The report says a system of internal governance and a financial system need to be quickly established to absorb and utilize international assistance effectively.

“Afghanistan will likely experience rapid growth over the next few years as rehabilitation, renewed confidence, and re- established external economic relations quickly boost productive capacity.”

At the second meeting of the Afghanistan Reconstruction Steering Group, concluded in Tokyo in early 2002, the international community addressed the country’s urgent development needs, pledging a total of $4.5 billion in external assistance, including $1.8 billion for 2002.

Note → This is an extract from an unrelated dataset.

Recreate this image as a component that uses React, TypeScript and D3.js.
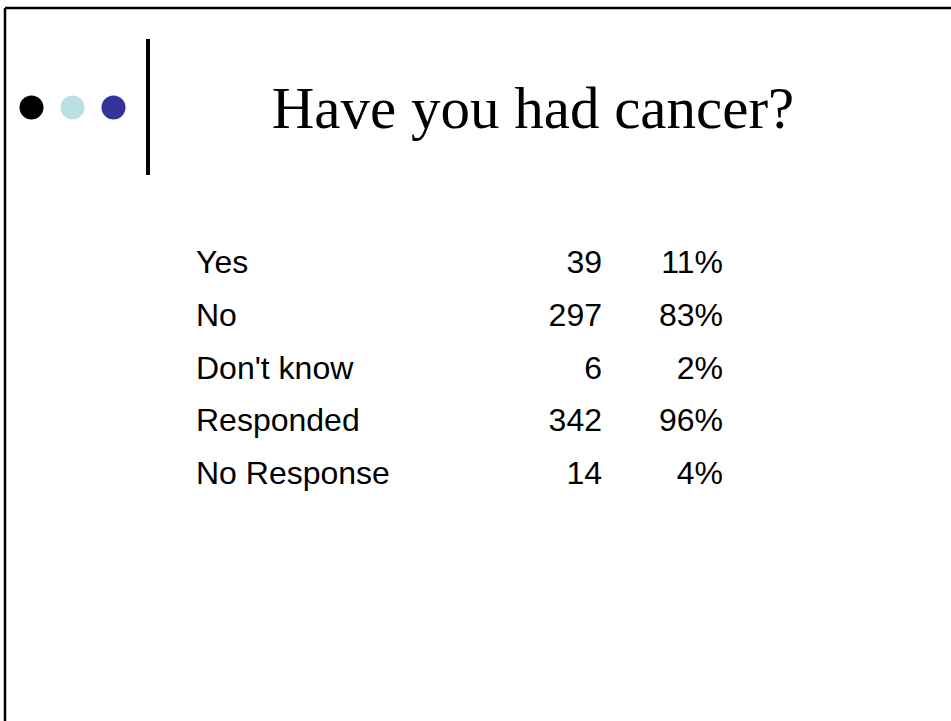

The report believes that long-term development prospects are good. The Preliminary Needs Assessment — jointly prepared by the ADB, the United Nations Development Programme and the World Bank at the initiative of the Steering Group — estimated that reconstruction requirements are $1.7 billion in the first year and about five billion dollars in the first two- and-a-half years.

It says that apart from the fiscal system, the interim administration also needs to immediately review its monetary and financial systems. The financial sector used to comprise a central bank, established in 1938, and four commercial banks, which were all nationalized in 1975.

“The authorities now need to quickly re-establish regulation of both financial intermediation and foreign currency transactions to stabilize the Afghani currency. Its rapid appreciation has already upset the basis on which external aid flows were calculated”.

The UN had initially appealed for a “start up” fund of $20 million to enable the interim administration to start functioning. However, by under-estimating the size of civil service, and given the appreciation of the Afghani, the interim administration requires a start-up funding equivalent to $100 million, including $70 million to cover back pay owed to civil servants.

An initial inflow of seven million dollars was almost all liquidated immediately by a first back-pay instalment of six million dollars for one month (from Dec 16, 2001 to Jan 15, 2002).